>> START MATERIAL PROVIDED
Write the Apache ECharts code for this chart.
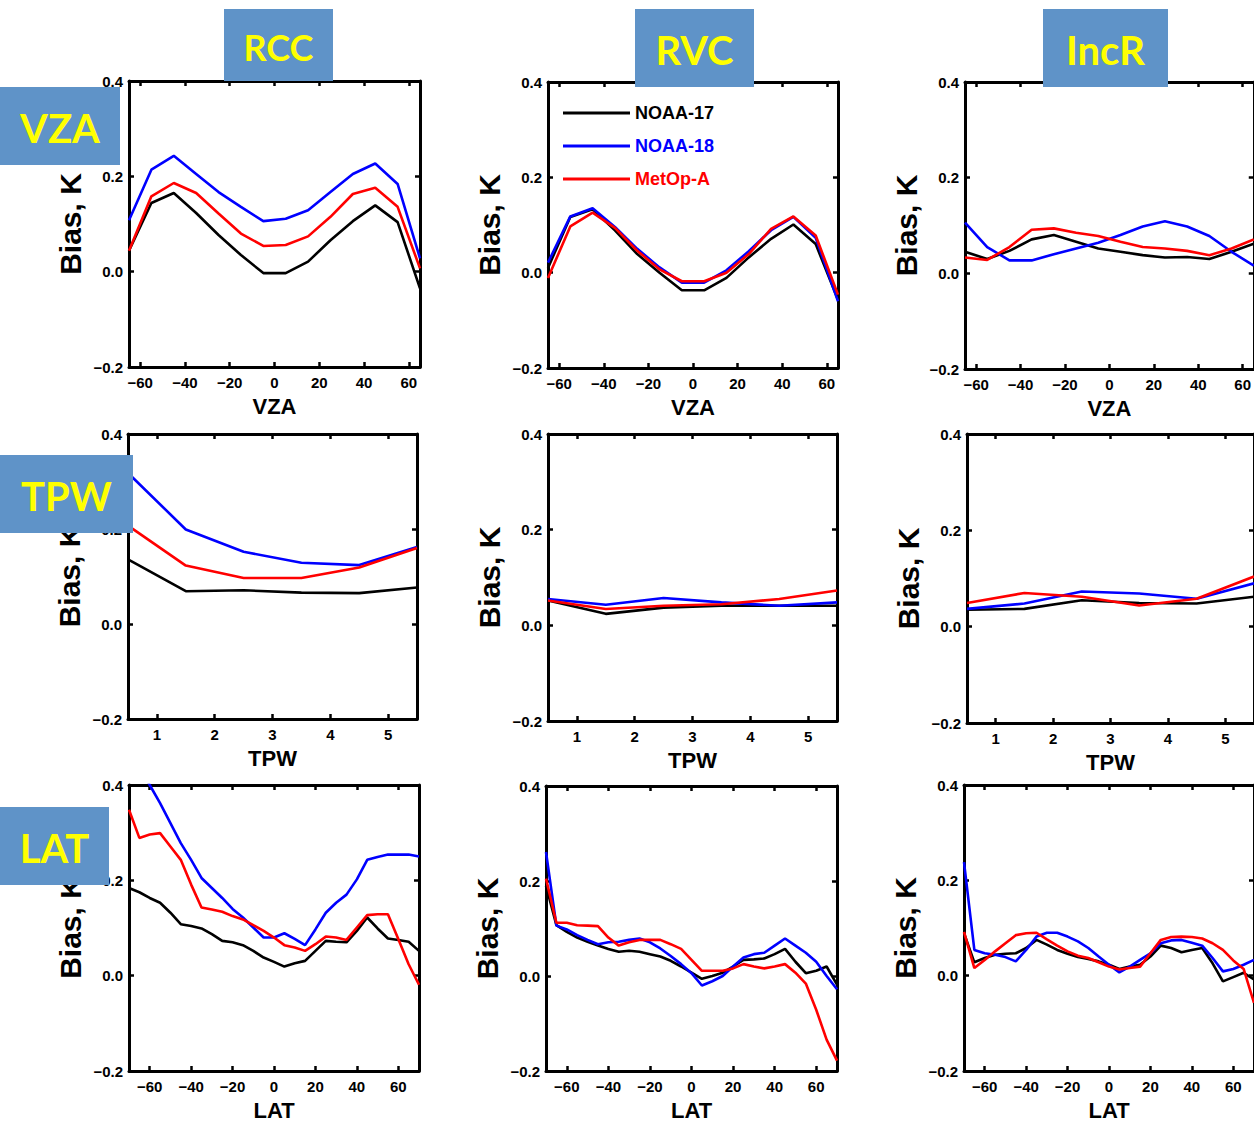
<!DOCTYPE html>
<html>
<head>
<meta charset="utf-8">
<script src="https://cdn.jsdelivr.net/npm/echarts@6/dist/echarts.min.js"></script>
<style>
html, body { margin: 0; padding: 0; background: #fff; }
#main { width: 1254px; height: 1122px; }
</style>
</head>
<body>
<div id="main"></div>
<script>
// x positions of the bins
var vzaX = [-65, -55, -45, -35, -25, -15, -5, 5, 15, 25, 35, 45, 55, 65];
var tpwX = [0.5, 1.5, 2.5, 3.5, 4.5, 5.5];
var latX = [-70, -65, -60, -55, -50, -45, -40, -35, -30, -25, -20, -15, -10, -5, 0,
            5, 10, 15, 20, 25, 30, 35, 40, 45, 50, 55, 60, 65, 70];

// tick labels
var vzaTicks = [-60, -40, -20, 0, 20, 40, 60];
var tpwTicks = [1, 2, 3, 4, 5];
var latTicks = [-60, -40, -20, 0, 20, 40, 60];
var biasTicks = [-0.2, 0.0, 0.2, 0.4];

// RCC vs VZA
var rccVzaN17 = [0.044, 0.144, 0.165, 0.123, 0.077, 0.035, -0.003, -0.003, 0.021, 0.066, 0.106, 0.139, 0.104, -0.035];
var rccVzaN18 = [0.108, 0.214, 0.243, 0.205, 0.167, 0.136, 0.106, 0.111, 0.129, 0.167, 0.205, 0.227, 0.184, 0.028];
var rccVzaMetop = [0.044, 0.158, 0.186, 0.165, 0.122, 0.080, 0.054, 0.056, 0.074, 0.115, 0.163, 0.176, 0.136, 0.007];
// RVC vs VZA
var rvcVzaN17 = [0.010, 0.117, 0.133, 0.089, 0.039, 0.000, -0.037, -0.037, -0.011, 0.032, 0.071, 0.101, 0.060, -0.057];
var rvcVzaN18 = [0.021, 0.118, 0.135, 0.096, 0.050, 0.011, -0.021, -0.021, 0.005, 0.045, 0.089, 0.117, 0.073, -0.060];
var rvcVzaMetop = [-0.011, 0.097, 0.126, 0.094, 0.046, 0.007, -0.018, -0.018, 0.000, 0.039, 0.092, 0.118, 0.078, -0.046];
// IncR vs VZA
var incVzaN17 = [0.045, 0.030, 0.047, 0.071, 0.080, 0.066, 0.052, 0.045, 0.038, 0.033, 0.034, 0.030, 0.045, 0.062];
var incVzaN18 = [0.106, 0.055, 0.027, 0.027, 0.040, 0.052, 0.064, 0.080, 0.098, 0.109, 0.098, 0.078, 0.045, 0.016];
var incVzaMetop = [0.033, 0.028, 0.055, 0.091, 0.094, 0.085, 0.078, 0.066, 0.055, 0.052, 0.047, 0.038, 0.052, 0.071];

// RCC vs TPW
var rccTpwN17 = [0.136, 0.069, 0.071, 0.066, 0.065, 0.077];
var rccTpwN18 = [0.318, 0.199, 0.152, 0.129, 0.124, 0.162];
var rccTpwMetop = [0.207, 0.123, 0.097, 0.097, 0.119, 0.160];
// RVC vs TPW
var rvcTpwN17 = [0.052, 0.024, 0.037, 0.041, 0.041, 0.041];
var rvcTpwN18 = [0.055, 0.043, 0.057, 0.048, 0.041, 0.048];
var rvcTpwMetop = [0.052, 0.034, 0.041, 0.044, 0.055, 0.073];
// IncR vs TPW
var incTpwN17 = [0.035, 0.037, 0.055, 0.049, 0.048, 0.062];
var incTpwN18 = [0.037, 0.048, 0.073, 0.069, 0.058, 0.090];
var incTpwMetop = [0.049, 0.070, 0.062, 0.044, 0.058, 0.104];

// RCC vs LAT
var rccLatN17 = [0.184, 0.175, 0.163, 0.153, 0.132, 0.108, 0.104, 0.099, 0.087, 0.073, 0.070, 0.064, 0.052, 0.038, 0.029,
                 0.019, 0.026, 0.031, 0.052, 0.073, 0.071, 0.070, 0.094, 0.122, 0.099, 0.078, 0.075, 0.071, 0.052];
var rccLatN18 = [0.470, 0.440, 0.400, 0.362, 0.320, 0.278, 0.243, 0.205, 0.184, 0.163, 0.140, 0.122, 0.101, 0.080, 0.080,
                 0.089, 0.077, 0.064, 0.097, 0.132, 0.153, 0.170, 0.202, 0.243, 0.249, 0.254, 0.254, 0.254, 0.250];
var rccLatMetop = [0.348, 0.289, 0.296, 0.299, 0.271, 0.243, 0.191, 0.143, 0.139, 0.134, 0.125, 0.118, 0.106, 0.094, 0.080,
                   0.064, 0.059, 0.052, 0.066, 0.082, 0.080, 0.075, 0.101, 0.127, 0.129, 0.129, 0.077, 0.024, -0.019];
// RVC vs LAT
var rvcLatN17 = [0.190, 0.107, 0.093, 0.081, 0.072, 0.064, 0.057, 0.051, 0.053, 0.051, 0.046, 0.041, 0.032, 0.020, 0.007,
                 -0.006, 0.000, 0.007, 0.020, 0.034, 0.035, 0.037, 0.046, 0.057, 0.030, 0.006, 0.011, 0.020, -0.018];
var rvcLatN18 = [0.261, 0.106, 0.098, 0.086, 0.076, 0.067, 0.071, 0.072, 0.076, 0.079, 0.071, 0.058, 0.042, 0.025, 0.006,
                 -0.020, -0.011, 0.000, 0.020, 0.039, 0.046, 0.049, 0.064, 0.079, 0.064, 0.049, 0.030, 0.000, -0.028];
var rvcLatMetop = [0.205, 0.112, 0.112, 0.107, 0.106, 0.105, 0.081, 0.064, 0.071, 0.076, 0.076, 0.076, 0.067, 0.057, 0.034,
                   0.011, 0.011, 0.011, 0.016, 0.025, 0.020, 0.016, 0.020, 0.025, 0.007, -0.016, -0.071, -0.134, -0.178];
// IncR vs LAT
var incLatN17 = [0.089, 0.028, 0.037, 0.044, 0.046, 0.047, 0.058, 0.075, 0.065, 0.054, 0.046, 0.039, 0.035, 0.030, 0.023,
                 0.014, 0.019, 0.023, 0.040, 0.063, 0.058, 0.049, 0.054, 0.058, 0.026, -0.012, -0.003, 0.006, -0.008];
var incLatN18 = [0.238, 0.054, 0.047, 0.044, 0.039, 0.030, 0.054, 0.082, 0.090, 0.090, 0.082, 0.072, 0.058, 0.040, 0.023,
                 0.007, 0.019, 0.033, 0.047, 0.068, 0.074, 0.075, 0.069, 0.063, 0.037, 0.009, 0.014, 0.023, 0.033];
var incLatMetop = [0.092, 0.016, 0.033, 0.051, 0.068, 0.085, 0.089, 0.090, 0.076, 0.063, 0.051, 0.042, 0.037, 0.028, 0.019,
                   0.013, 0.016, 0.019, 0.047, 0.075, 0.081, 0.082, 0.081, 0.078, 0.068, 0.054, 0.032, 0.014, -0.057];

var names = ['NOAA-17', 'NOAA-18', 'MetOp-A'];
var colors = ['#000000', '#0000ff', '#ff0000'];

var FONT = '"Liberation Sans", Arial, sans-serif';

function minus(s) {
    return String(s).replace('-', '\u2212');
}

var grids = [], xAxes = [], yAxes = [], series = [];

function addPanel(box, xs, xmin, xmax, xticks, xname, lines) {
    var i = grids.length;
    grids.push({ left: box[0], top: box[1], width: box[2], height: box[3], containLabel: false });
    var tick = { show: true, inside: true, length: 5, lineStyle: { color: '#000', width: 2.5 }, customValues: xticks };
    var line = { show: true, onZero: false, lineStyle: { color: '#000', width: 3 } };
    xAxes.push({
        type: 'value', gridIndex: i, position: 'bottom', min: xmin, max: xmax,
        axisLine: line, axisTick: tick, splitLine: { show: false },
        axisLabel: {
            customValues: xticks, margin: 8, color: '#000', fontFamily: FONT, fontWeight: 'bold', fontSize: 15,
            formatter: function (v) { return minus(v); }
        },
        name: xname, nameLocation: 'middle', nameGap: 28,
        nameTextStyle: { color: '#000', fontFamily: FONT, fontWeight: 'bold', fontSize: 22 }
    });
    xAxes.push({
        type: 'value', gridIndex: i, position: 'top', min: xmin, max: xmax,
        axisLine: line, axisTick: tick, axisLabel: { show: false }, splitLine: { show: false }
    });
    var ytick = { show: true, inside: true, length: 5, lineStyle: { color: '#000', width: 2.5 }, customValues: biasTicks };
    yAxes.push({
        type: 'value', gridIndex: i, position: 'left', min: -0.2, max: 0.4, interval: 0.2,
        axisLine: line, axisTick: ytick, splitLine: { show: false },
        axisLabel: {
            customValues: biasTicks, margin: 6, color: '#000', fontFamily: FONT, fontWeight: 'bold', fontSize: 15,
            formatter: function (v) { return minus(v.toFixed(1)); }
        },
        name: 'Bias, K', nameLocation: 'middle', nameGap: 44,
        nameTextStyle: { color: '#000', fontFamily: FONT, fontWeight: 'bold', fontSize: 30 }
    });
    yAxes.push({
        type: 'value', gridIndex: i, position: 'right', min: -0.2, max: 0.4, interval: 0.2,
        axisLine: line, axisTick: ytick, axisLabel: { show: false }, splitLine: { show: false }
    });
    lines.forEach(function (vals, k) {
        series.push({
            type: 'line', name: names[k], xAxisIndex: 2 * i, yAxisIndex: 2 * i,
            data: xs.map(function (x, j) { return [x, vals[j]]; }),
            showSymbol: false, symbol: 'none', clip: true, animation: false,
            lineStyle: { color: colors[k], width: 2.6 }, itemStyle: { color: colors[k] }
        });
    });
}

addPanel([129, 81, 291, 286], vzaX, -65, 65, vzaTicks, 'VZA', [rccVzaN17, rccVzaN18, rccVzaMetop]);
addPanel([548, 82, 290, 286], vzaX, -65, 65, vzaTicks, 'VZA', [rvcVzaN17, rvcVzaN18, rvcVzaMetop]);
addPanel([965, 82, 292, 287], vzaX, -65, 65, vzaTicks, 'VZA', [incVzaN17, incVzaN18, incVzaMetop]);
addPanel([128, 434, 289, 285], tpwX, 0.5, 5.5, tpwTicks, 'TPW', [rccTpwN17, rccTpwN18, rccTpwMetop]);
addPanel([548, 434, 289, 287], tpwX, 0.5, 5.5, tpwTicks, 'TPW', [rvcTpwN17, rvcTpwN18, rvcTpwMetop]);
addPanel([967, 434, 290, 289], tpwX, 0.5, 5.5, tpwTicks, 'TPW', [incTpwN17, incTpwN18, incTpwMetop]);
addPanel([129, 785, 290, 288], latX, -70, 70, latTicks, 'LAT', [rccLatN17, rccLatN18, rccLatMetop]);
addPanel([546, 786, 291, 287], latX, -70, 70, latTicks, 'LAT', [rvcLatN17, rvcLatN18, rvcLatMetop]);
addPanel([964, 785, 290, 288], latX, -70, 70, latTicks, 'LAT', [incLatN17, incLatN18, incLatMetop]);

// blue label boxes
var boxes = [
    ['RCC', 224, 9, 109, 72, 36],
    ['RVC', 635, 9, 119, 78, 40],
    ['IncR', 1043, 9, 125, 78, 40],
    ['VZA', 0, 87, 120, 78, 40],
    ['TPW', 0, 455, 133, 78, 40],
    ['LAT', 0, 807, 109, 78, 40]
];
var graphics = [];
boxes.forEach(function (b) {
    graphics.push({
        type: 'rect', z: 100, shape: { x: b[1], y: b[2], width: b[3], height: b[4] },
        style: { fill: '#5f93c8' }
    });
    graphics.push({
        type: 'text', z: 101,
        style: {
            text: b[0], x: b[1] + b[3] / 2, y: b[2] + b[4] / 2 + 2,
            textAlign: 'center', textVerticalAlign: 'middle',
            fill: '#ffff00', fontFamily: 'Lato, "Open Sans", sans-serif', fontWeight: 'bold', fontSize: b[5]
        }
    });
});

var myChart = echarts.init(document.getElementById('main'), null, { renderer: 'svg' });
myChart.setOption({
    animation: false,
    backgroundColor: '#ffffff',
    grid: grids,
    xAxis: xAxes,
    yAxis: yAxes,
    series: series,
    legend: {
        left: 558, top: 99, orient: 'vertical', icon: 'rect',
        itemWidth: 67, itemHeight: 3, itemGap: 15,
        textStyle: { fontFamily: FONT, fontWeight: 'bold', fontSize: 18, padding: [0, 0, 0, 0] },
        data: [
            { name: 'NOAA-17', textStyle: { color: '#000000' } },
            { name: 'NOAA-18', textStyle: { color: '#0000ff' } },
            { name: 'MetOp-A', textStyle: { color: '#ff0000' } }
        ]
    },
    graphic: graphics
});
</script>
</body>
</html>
>> END MATERIAL PROVIDED
- _PROBLEM TO SOLVE_
Print, exactly as written, the lines above from the first one to the one containing "var biasTicks = [-0.2, 0.0, 0.2, 0.4];". Leave out pictures.

- _OUTPUT OF THE EXERCISE_
Write the Apache ECharts code for this chart.
<!DOCTYPE html>
<html>
<head>
<meta charset="utf-8">
<script src="https://cdn.jsdelivr.net/npm/echarts@6/dist/echarts.min.js"></script>
<style>
html, body { margin: 0; padding: 0; background: #fff; }
#main { width: 1254px; height: 1122px; }
</style>
</head>
<body>
<div id="main"></div>
<script>
// x positions of the bins
var vzaX = [-65, -55, -45, -35, -25, -15, -5, 5, 15, 25, 35, 45, 55, 65];
var tpwX = [0.5, 1.5, 2.5, 3.5, 4.5, 5.5];
var latX = [-70, -65, -60, -55, -50, -45, -40, -35, -30, -25, -20, -15, -10, -5, 0,
            5, 10, 15, 20, 25, 30, 35, 40, 45, 50, 55, 60, 65, 70];

// tick labels
var vzaTicks = [-60, -40, -20, 0, 20, 40, 60];
var tpwTicks = [1, 2, 3, 4, 5];
var latTicks = [-60, -40, -20, 0, 20, 40, 60];
var biasTicks = [-0.2, 0.0, 0.2, 0.4];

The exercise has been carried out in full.